Pitch: How To Sell Big At Comic Book Conventions


The other part of your sales technique is the pitch.

I’ve performed my pitch thousands of times. I’ve changed it, and it’s evolved over time.

Who here likes to watch movies?

Who here watches movie trailers to determine whether or not they’ll go watch a movie?

I’ll just give you my pitch, and I want you to observe how I do it.

My pitch is no longer than a minute, preferably thirty seconds. It’s a boiled down version of the setting, intro, and main character’s first dilemna, then, a “to be continued” so that they need to read what comes next. Write several examples and try it on your family and friends. Ask them which version is the most compelling.

What did I do? What are elements that you noticed in the pitch?

I looked at people in the eye. I was animated. I was enthusiastic. I wanted a reply from my audience. I tried to make them laugh. I tried to let them connect the dots in the story. I left it on a high note, and now people want to read the book. They need to, to find out what it’s about.

That’s what a good movie trailer does, for you to want to go see it.

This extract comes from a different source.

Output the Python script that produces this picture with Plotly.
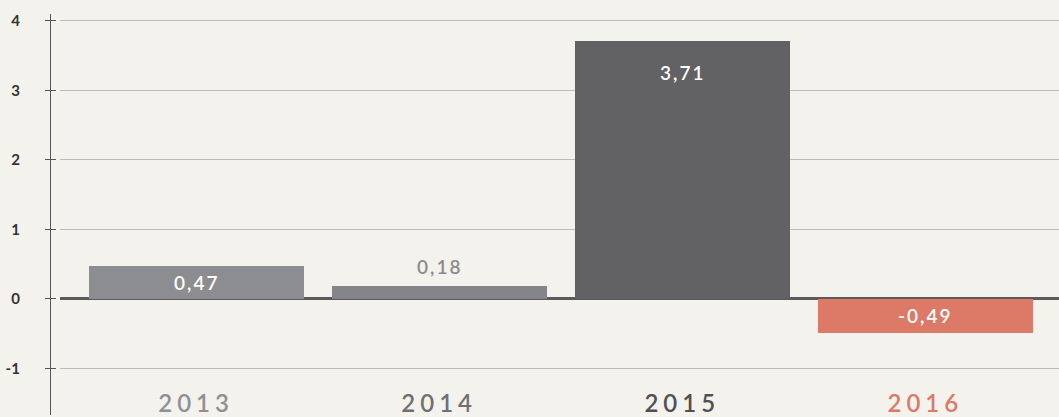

You, now, have to make a good book trailer for people to want to read your books.

Your pitch should be between 30 seconds and a minute, or else you will lose the person’s interest.

You should do your pitch to anyone who approaches your table. I usually start off with: “this is my newest book!” and the other will say: “Wonderful! What’s it about?” Then I’ll get right into it.

Even if people don’t answer, I’ll tell them anyway, and some get a quizzical look on their faces, and will pick it up, look it over, and want to buy it. If there is a person at your table, they are a potential reader of your work. Don’t let them get away without telling them a bit about what your stories are.

Your pitch:

So, let’s do something right now:

I want you to take a piece of paper and a pencil, and I want you to think about your newest creation, or if you don’t write, perhaps the last good book you read. Or a movie. I want you to write: Where it is taking place, When is it taking place, Who it is about, Why is there an unfolding problem, and how will the main character deal with it.

If it helps, try thinking in that movie trailer voice that you hear when listening to them.

It doesn’t matter if you put it in that particular order, as long as you make it coherent. You should make it a cliffhanger ending, though, because that’s what will make people want to find out more. You’ve got five minutes.


Have a few people read what they’ve got.

Good job! Don’t forget to work on it, make it better; make it sound exciting. You might think: My subject matter isn’t that exciting. Thing is, you liked it when you wrote it, so it must have a special meaning to you. Try to convey that feeling to your potential new reader.


The thing is, you won’t sell to every person you encounter. You won’t sell to every second person, either. In my experience, you sell to every twenty people you tell your pitch to. That’s not counting the amount of people who just walk by saying “No thank you.” When you tell them your pitch. This does not mean you should give up. Ever.

Unless you’re Margaret Atwood or Stephen King, no one knows your name, and nobody cares. Yet. It’s by getting your book in as many readers’ hands as possible that your name will start to grow, then others will look for your books by name, whatever you may write.

That’s why you have to talk to everybody. I do. Every single person that walks by my booth. And you get a ton of rejection. Why? Because they don’t know what they’re missing. It’s not their fault.

But you don’t give up, and you persevere, and eventually you have a group of people in front of your booth and then three people buy a copy of one book, and one other person buys a copy of your other book, and you feel better, and you keep going. Eventually, you’ll have sold 50, 100, or 150 books, and you’ll feel that coming out to the book sale was a pretty savvy move on your part.